My first encounter with politics was defeat and powerlessness.

Recently, at a talk on the experiences and expectations of those growing up before the neo-liberal reforms of the fourth Labour government in New Zealand, I came to the conclusion that over the years this initial sense of defeat had only grown more pervasive. Realising that I had never experienced a time before neoliberalism, I asked the speaker what his personal expectations for the future had been. He described feeling excited and hopeful about the future. He had believed a time was coming when the problems of the world—poverty, war, pollution—would be solved, in part due to technology but also because the world seemed to be on an upward trajectory. As he spoke, I realised to my great sadness that I could not at all relate to what he was describing.

My own feelings about the future have always been markedly more negative. I do not take it for granted that the future will be better than the past. Instead, I have always felt a kind of resentment, a feeling of being cheated; that this was not the world I had been promised.

It’s true that humans now live longer and on average have a much higher standard of living than at any other point in human history, yet I cannot help but feel that instead of the pristine, lush earth I had been expecting, I received a dying one. Instead of a world where opportunities were freely and fairly available, I received a fundamentally unequal one. My pessimism about climate change then is a small part about my general pessimism about politics and the future.

“This is a welcome departure from the complete idiocy and reckless negligence that is Australia’s approach to climate change.”

I was utterly surprised then to find that politicians can sometimes behave well. Like many New Zealanders, I now live in Australia but watching Jacinda Ardern announce an end to oil exploration in New Zealand, I feel thoroughly homesick and thoroughly proud.

I do not wish to be so reckless or naive as to say that I suddenly have hope about the future. I do not know whether this will stick. The backlash is likely to be formidable and it has only just begun. But this is a welcome departure from the complete idiocy and reckless negligence that is Australia’s approach to climate change. It is also a welcome departure from the usual limp attempts to address climate change with vague promises to invest in ‘green’ technology or public transport. It is a genuine acknowledgement that for the future to be different, it has to stop resembling the past. It requires a substantial departure from the status quo.

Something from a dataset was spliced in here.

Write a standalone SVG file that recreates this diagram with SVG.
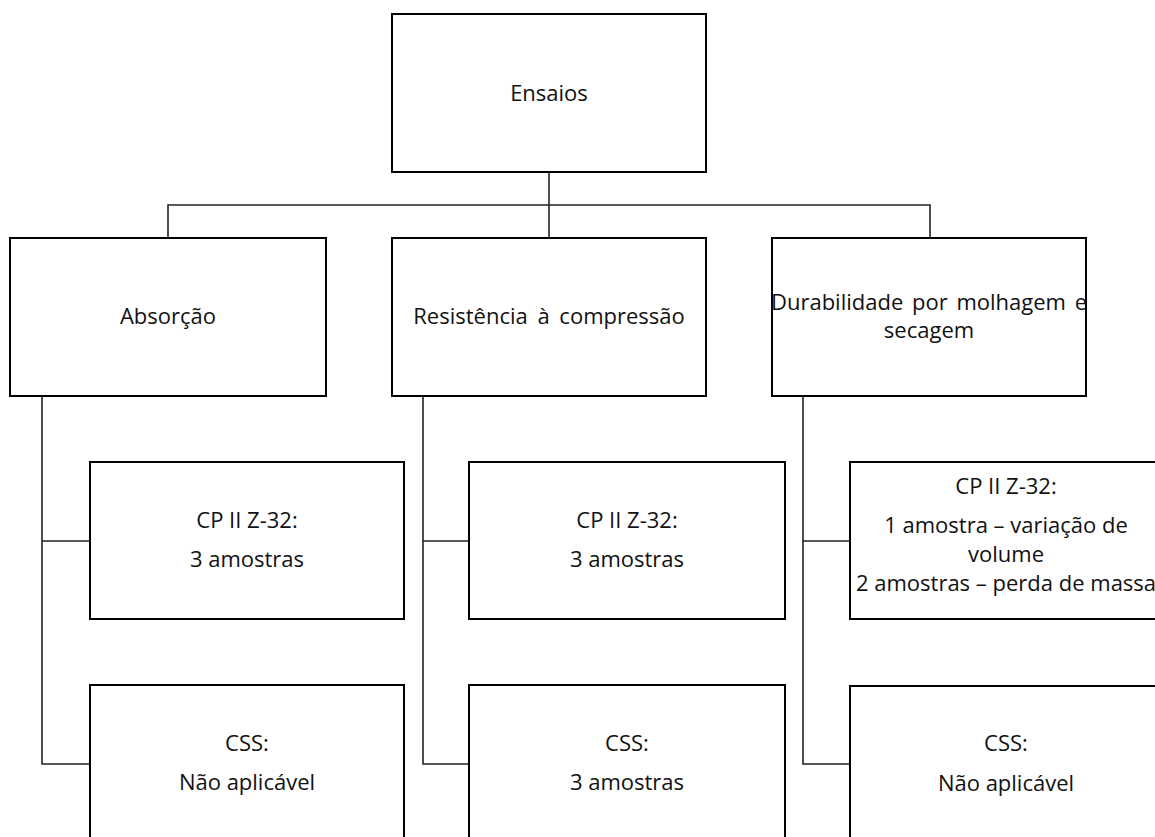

Fearing that she was somewhat of Trudeau-esque figure, all photo-ops, no action—or worse, regressive action—I have in past been cynical about Jacinda and the Labour Coalition. I am not ready to let go of that cynicism entirely, nor has New Zealand miraculously gained environmental credentials by virtue of doing better than its backwards neighbour. It is also worth remembering that the ban does not apply to the existing 22 oil exploration licenses currently active in New Zealand. To put the dangers of this in perspective: if Australia were introduce an identical ban, the Bight would still be in danger as Statoil currently holds a license for that area.

However, I must confess that I have rarely been this moved. I do not know quite what to say in order to do justice to what feels like a small but significant turning point, except perhaps this: Kia ora, Jacinda.